When my son was a young child he seemed to want to hang out with the wrong crowd. His toys all seemed to be of the sort that refused to put themselves away and were constantly getting in the way. They would sneak into places they didn’t belong, or lie in wait for the next human to pass by ready to lunge out and trip them up. Lego’s seemed to be the worse, always painfully underfoot or playfully being eaten by the vacuum cleaner.

To counter this wicked behavior, I choose to forgo spanking the offending toys, and instead started following the time-out method of correcting behavior. Most “pros” will tell you a time-out should be age appropriate with about 1 minute per year based on the child’s age. When it comes to toys, I have found that 1 day per offense works best.
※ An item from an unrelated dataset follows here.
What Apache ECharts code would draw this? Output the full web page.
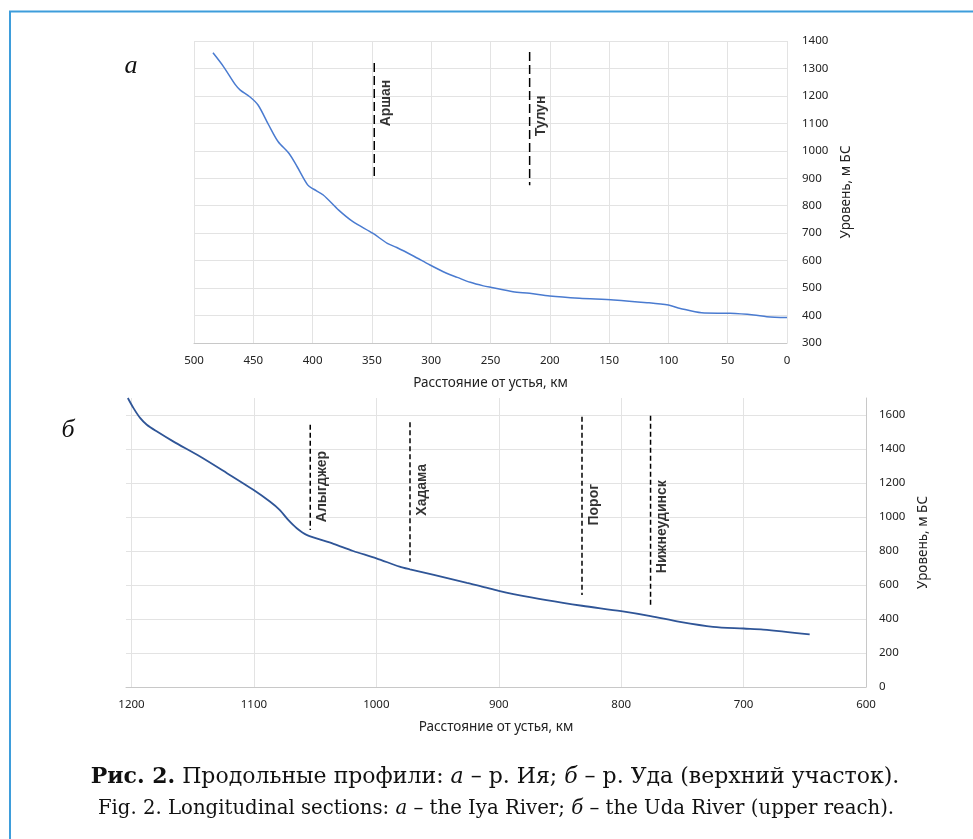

I enlisted my son and assigned him the task of “teaching” his toys to return to the toy box and set up a one warning rule. All toys were given one warning to get to the toy box before the Mommy Cleaning machine would come through and scoop them all up for time out in the dreaded box on the top shelf of Mommy’s closet.

Billy turned out to be an excellent toy teacher and has gone on to “teach” gameboys, PSP’s, and even dishes and clothes to return to their proper place and avoid timeouts. And, I have learned that even the worst toys, can you say Legos, can be taught to become good members of a loving family.